INSTRUCTIONS FOR THE TASK:
Starting from the top of the material, restate each line exactly until the line that contains "const yTicks = [21.19, 49.34, 77.48, 105.62, 133.76, 161.9];", which is also copied. Pictures are excluded.

WORKING DATA:
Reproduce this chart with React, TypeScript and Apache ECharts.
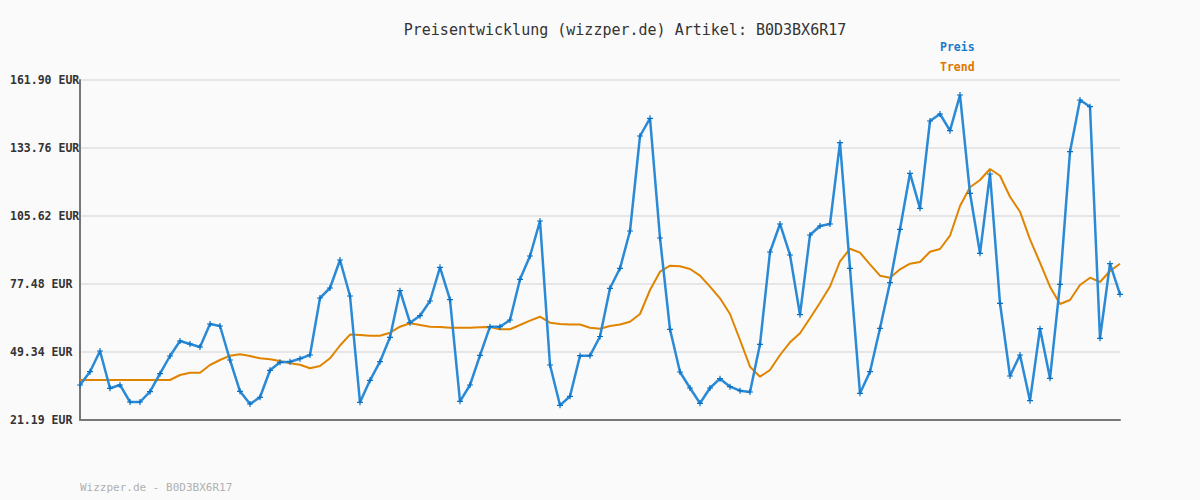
import React, { useEffect, useRef } from "react";
import * as echarts from "echarts";

const titleText = "Preisentwicklung (wizzper.de) Artikel: B0D3BX6R17";
const footerText = "Wizzper.de - B0D3BX6R17";
const yMin = 21.19;
const yMax = 161.9;
const yTicks = [21.19, 49.34, 77.48, 105.62, 133.76, 161.9];

const preis = [
  35.68, 41.18, 49.75, 34.31, 35.68, 28.64, 28.64, 32.9, 40.35, 47.68,
  53.88, 52.64, 51.4, 60.92, 60.09, 46.02, 33.07, 27.81, 30.59, 41.76,
  45.07, 45.32, 46.56, 48.09, 71.68, 75.82, 87.41, 72.51, 28.52, 37.62,
  45.32, 55.42, 74.7, 61.46, 64.36, 70.44, 84.39, 70.98, 28.93, 35.68,
  47.97, 59.8, 59.8, 62.58, 79.42, 89.06, 103.55, 43.95, 27.27, 31.0,
  47.8, 47.8, 55.75, 75.69, 83.97, 99.41, 138.72, 146.05, 96.51, 58.73,
  41.05, 34.43, 28.1, 34.43, 38.28, 34.97, 33.32, 32.78, 52.52, 90.72,
  102.31, 89.48, 64.77, 97.75, 101.48, 102.31, 135.95, 83.97, 32.24, 41.18,
  59.14, 78.01, 100.11, 123.29, 108.8, 144.93, 147.83, 140.92, 155.69, 115.01,
  90.18, 123.0, 69.49, 39.4, 48.09, 29.18, 58.97, 38.45, 77.35, 132.23,
  153.62, 150.85, 55.0, 85.88, 73.21,
];

const trend = [
  37.74, 37.74, 37.74, 37.74, 37.74, 37.74, 37.74, 37.74, 37.74, 37.74,
  39.81, 40.77, 40.77, 43.95, 46.02, 47.8, 48.38, 47.68, 46.72, 46.31,
  45.61, 44.65, 44.08, 42.59, 43.54, 46.72, 52.02, 56.53, 56.37, 56.08,
  56.08, 57.32, 59.8, 61.21, 60.51, 59.8, 59.68, 59.39, 59.39, 59.39,
  59.55, 59.68, 58.73, 58.73, 60.51, 62.29, 63.94, 61.46, 60.92, 60.71,
  60.71, 59.39, 58.97, 60.09, 60.71, 61.87, 65.06, 74.99, 82.56, 85.05,
  84.8, 83.68, 80.91, 76.36, 71.56, 65.06, 54.3, 43.25, 39.11, 41.88,
  48.09, 53.35, 57.07, 63.28, 69.73, 76.44, 86.79, 92.08, 90.43, 85.63,
  80.91, 80.08, 83.56, 85.88, 86.58, 90.84, 91.96, 97.46, 109.75, 117.49,
  120.51, 125.07, 122.29, 113.6, 107.4, 95.97, 86.29, 76.36, 69.2, 70.85,
  77.06, 80.08, 78.3, 82.85, 85.88,
];

const categories = preis.map((_, i) => String(i + 1));

const plusSymbol =
  "path://M4,0 L6,0 L6,4 L10,4 L10,6 L6,6 L6,10 L4,10 L4,6 L0,6 L0,4 L4,4 Z";

export default function App() {
  const ref = useRef<HTMLDivElement>(null);
  useEffect(() => {
    document.body.style.margin = "0";
    const chart = echarts.init(ref.current!, null, { renderer: "svg" });
    chart.setOption({
      animation: false,
      backgroundColor: "#fafafa",
      textStyle: { fontFamily: "DejaVu Sans Mono" },
      grid: { left: 80, right: 80, top: 80, bottom: 80, containLabel: false },
      title: {
        text: titleText,
        left: 620,
        top: 17,
        textAlign: "center",
        textStyle: {
          fontFamily: "DejaVu Sans Mono",
          fontSize: 15,
          fontWeight: "normal",
          color: "#333",
        },
      },
      graphic: [
        {
          type: "text",
          left: 940,
          top: 41,
          style: {
            text: "Preis",
            fill: "#1a7acc",
            font: "bold 11.5px 'DejaVu Sans Mono'",
          },
        },
        {
          type: "text",
          left: 940,
          top: 61,
          style: {
            text: "Trend",
            fill: "#dd7700",
            font: "bold 11.5px 'DejaVu Sans Mono'",
          },
        },
        {
          type: "text",
          left: 80,
          top: 482,
          style: {
            text: footerText,
            fill: "#b0b0b0",
            font: "11px 'DejaVu Sans Mono'",
          },
        },
      ],
      xAxis: {
        type: "category",
        data: categories,
        boundaryGap: false,
        axisLine: { lineStyle: { color: "#777", width: 2 } },
        axisTick: { show: false },
        axisLabel: { show: false },
        splitLine: { show: false },
      },
      yAxis: {
        type: "value",
        min: yMin,
        max: yMax,
        interval: (yMax - yMin) / 5,
        axisLine: { show: true, lineStyle: { color: "#777", width: 2 } },
        axisTick: { show: false },
        splitLine: { show: true, lineStyle: { color: "#e6e6e6", width: 2 } },
        axisLabel: {
          align: "left",
          margin: 70,
          color: "#333",
          fontFamily: "DejaVu Sans Mono",
          fontWeight: "bold",
          fontSize: 11.5,
          formatter: (v: number) => {
            const nearest = yTicks.reduce((a, b) =>
              Math.abs(b - v) < Math.abs(a - v) ? b : a
            );
            return nearest.toFixed(2) + " EUR";
          },
        },
      },
      series: [
        {
          name: "Trend",
          type: "line",
          data: trend,
          symbol: "none",
          lineStyle: { color: "#e08400", width: 2 },
          z: 2,
        },
        {
          name: "Preis",
          type: "line",
          data: preis,
          symbol: plusSymbol,
          symbolSize: 6,
          itemStyle: { color: "#0a70c4" },
          lineStyle: { color: "#2a8ad6", width: 2.5 },
          z: 3,
        },
      ],
    });
    return () => chart.dispose();
  }, []);
  return <div ref={ref} style={{ width: 1200, height: 500 }} />;
}
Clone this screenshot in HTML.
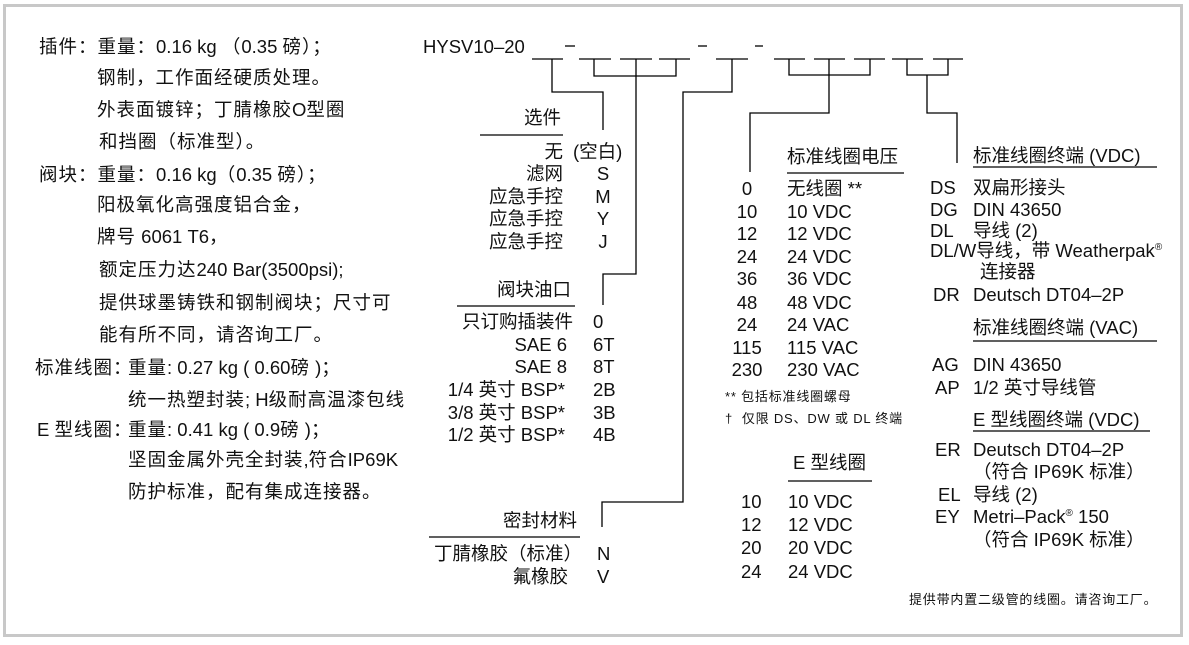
<!DOCTYPE html>
<html><head><meta charset="utf-8">
<style>
html,body{margin:0;padding:0;background:#fff;}
body{width:1189px;height:645px;position:relative;overflow:hidden;font-family:"Liberation Sans","Noto Sans CJK SC",sans-serif;color:#111;}
.frame{position:absolute;left:3px;top:4px;width:1180px;height:633px;box-sizing:border-box;border:3px solid #c8c8c8;}
.t{position:absolute;white-space:nowrap;font-size:18.5px;line-height:20px;}
.lc{letter-spacing:1px;}
.lc .l{letter-spacing:0;}
.c{text-align:center;}
.s{position:absolute;white-space:nowrap;font-size:13px;line-height:16px;letter-spacing:0.8px;}
sup{font-size:10px;line-height:0;vertical-align:7px;}
svg{position:absolute;left:0;top:0;}
</style></head>
<body>
<div class="frame"></div>

<svg width="1189" height="645" viewBox="0 0 1189 645">
<g stroke="#000" stroke-width="1.3" fill="none">
<!-- dashes in model code -->
<line x1="565" y1="46" x2="575" y2="46"/>
<line x1="698" y1="46" x2="707" y2="46"/>
<line x1="755" y1="46" x2="763" y2="46"/>
<!-- underline slots -->
<line x1="532" y1="59" x2="563" y2="59"/>
<line x1="579" y1="59" x2="611" y2="59"/>
<line x1="620" y1="59" x2="652" y2="59"/>
<line x1="659" y1="59" x2="690" y2="59"/>
<line x1="716" y1="59" x2="748" y2="59"/>
<line x1="774" y1="59" x2="805" y2="59"/>
<line x1="814" y1="59" x2="845" y2="59"/>
<line x1="854" y1="59" x2="885" y2="59"/>
<line x1="892" y1="59" x2="923" y2="59"/>
<line x1="933" y1="59" x2="963" y2="59"/>
<!-- connectors -->
<path d="M552 59 V92 H603 V130"/>
<path d="M594 59 V76 H676 V59"/>
<path d="M636 59 V274 H603 V305"/>
<path d="M732 59 V92 H683 V502 H602 V527"/>
<path d="M789 59 V75 H870 V59"/>
<path d="M829 59 V113 H750 V172"/>
<path d="M907 59 V75 H948 V59"/>
<path d="M927 75 V113 H957 V163"/>
<!-- header rules -->
<line x1="480" y1="135" x2="563" y2="135"/>
<line x1="457" y1="306" x2="575" y2="306"/>
<line x1="429" y1="537" x2="580" y2="537"/>
<line x1="787" y1="173" x2="904" y2="173"/>
<line x1="788" y1="481" x2="872" y2="481"/>
<line x1="973" y1="167" x2="1157" y2="167"/>
<line x1="973" y1="341" x2="1157" y2="341"/>
<line x1="973" y1="431" x2="1150" y2="431"/>
</g>
</svg>

<!-- Model code -->
<div class="t" style="left:423px;top:37px;">HYSV10–20</div>

<!-- Left column -->
<div class="t lc" style="left:39px;top:37px;">插件：重量：<span class="l">0.16 kg </span>（<span class="l">0.35 </span>磅）；</div>
<div class="t lc" style="left:97px;top:68px;">钢制，工作面经硬质处理。</div>
<div class="t lc" style="left:97px;top:100px;">外表面镀锌；丁腈橡胶<span class="l">O</span>型圈</div>
<div class="t lc" style="left:99px;top:132px;">和挡圈（标准型）。</div>
<div class="t lc" style="left:39px;top:165px;">阀块：重量：<span class="l">0.16 kg</span>（<span class="l">0.35 </span>磅）；</div>
<div class="t lc" style="left:97px;top:195px;">阳极氧化高强度铝合金，</div>
<div class="t lc" style="left:97px;top:227px;">牌号<span class="l"> 6061 T6</span>，</div>
<div class="t lc" style="left:99px;top:260px;">额定压力达<span class="l">240 Bar(3500psi);</span></div>
<div class="t lc" style="left:99px;top:293px;">提供球墨铸铁和钢制阀块；尺寸可</div>
<div class="t lc" style="left:99px;top:325px;">能有所不同，请咨询工厂。</div>
<div class="t lc" style="left:35px;top:358px;">标准线圈：</div>
<div class="t lc" style="left:128px;top:358px;">重量<span class="l">: 0.27 kg ( 0.60</span>磅<span class="l"> )</span>；</div>
<div class="t lc" style="left:128px;top:390px;">统一热塑封装<span class="l">; H</span>级耐高温漆包线</div>
<div class="t lc" style="left:37px;top:420px;"><span class="l">E </span>型线圈：</div>
<div class="t lc" style="left:128px;top:420px;">重量<span class="l">: 0.41 kg ( 0.9</span>磅<span class="l"> )</span>；</div>
<div class="t lc" style="left:128px;top:450px;">坚固金属外壳全封装<span class="l">,</span>符合<span class="l">IP69K</span></div>
<div class="t lc" style="left:128px;top:482px;">防护标准，配有集成连接器。</div>

<!-- 选件 -->
<div class="t" style="right:628px;top:108px;">选件</div>
<div class="t" style="right:626px;top:142px;">无</div>
<div class="t" style="left:573px;top:142px;">(空白)</div>
<div class="t" style="right:626px;top:164px;">滤网</div>
<div class="t c" style="left:588px;width:30px;top:164px;">S</div>
<div class="t" style="right:626px;top:187px;">应急手控</div>
<div class="t c" style="left:588px;width:30px;top:187px;">M</div>
<div class="t" style="right:626px;top:209px;">应急手控</div>
<div class="t c" style="left:588px;width:30px;top:209px;">Y</div>
<div class="t" style="right:626px;top:232px;">应急手控</div>
<div class="t c" style="left:588px;width:30px;top:232px;">J</div>

<!-- 阀块油口 -->
<div class="t" style="right:618px;top:280px;">阀块油口</div>
<div class="t" style="right:616px;top:312px;">只订购插装件</div>
<div class="t" style="left:593px;top:312px;">0</div>
<div class="t" style="right:622px;top:335px;">SAE 6</div>
<div class="t" style="left:593px;top:335px;">6T</div>
<div class="t" style="right:622px;top:357px;">SAE 8</div>
<div class="t" style="left:593px;top:357px;">8T</div>
<div class="t" style="right:624px;top:380px;">1/4 英寸 BSP*</div>
<div class="t" style="left:593px;top:380px;">2B</div>
<div class="t" style="right:624px;top:403px;">3/8 英寸 BSP*</div>
<div class="t" style="left:593px;top:403px;">3B</div>
<div class="t" style="right:624px;top:425px;">1/2 英寸 BSP*</div>
<div class="t" style="left:593px;top:425px;">4B</div>

<!-- 密封材料 -->
<div class="t" style="right:612px;top:511px;">密封材料</div>
<div class="t" style="right:607px;top:544px;">丁腈橡胶（标准）</div>
<div class="t" style="left:597px;top:544px;">N</div>
<div class="t" style="right:621px;top:567px;">氟橡胶</div>
<div class="t" style="left:597px;top:567px;">V</div>

<!-- 标准线圈电压 -->
<div class="t" style="left:787px;top:147px;">标准线圈电压</div>
<div class="t c" style="left:717px;width:60px;top:179px;">0</div>
<div class="t" style="left:787px;top:179px;">无线圈 **</div>
<div class="t c" style="left:717px;width:60px;top:202px;">10</div>
<div class="t" style="left:787px;top:202px;">10 VDC</div>
<div class="t c" style="left:717px;width:60px;top:224px;">12</div>
<div class="t" style="left:787px;top:224px;">12 VDC</div>
<div class="t c" style="left:717px;width:60px;top:247px;">24</div>
<div class="t" style="left:787px;top:247px;">24 VDC</div>
<div class="t c" style="left:717px;width:60px;top:269px;">36</div>
<div class="t" style="left:787px;top:269px;">36 VDC</div>
<div class="t c" style="left:717px;width:60px;top:293px;">48</div>
<div class="t" style="left:787px;top:293px;">48 VDC</div>
<div class="t c" style="left:717px;width:60px;top:315px;">24</div>
<div class="t" style="left:787px;top:315px;">24 VAC</div>
<div class="t c" style="left:717px;width:60px;top:338px;">115</div>
<div class="t" style="left:787px;top:338px;">115 VAC</div>
<div class="t c" style="left:717px;width:60px;top:360px;">230</div>
<div class="t" style="left:787px;top:360px;">230 VAC</div>
<div class="s" style="left:725px;top:389px;">** 包括标准线圈螺母</div>
<div class="s" style="left:725px;top:411px;">†&nbsp; 仅限 DS、DW 或 DL 终端</div>

<!-- E 型线圈 -->
<div class="t" style="left:793px;top:453px;">E 型线圈</div>
<div class="t" style="left:741px;top:492px;">10</div>
<div class="t" style="left:788px;top:492px;">10 VDC</div>
<div class="t" style="left:741px;top:515px;">12</div>
<div class="t" style="left:788px;top:515px;">12 VDC</div>
<div class="t" style="left:741px;top:538px;">20</div>
<div class="t" style="left:788px;top:538px;">20 VDC</div>
<div class="t" style="left:741px;top:562px;">24</div>
<div class="t" style="left:788px;top:562px;">24 VDC</div>

<!-- Right column -->
<div class="t" style="left:973px;top:146px;">标准线圈终端 (VDC)</div>
<div class="t" style="left:930px;top:178px;">DS</div>
<div class="t" style="left:973px;top:178px;">双扁形接头</div>
<div class="t" style="left:930px;top:200px;">DG</div>
<div class="t" style="left:973px;top:200px;">DIN 43650</div>
<div class="t" style="left:930px;top:221px;">DL</div>
<div class="t" style="left:973px;top:221px;">导线 (2)</div>
<div class="t" style="left:930px;top:241px;">DL/W导线，带 Weatherpak<sup>®</sup></div>
<div class="t" style="left:980px;top:262px;">连接器</div>
<div class="t" style="left:933px;top:285px;">DR</div>
<div class="t" style="left:973px;top:285px;">Deutsch DT04–2P</div>
<div class="t" style="left:973px;top:318px;">标准线圈终端 (VAC)</div>
<div class="t" style="left:932px;top:355px;">AG</div>
<div class="t" style="left:973px;top:355px;">DIN 43650</div>
<div class="t" style="left:935px;top:378px;">AP</div>
<div class="t" style="left:973px;top:378px;">1/2 英寸导线管</div>
<div class="t" style="left:973px;top:410px;">E 型线圈终端 (VDC)</div>
<div class="t" style="left:935px;top:440px;">ER</div>
<div class="t" style="left:973px;top:440px;">Deutsch DT04–2P</div>
<div class="t" style="left:973px;top:462px;">（符合 IP69K 标准）</div>
<div class="t" style="left:938px;top:485px;">EL</div>
<div class="t" style="left:973px;top:485px;">导线 (2)</div>
<div class="t" style="left:935px;top:507px;">EY</div>
<div class="t" style="left:973px;top:507px;">Metri–Pack<sup>®</sup> 150</div>
<div class="t" style="left:973px;top:530px;">（符合 IP69K 标准）</div>
<div class="s" style="left:909px;top:592px;">提供带内置二级管的线圈。请咨询工厂。</div>
</body></html>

FINAL ANSWER:
Reproduce this chart with React, TypeScript and Apache ECharts.
import React, { useEffect, useRef } from "react";
import * as echarts from "echarts";

const titleText = "Preisentwicklung (wizzper.de) Artikel: B0D3BX6R17";
const footerText = "Wizzper.de - B0D3BX6R17";
const yMin = 21.19;
const yMax = 161.9;
const yTicks = [21.19, 49.34, 77.48, 105.62, 133.76, 161.9];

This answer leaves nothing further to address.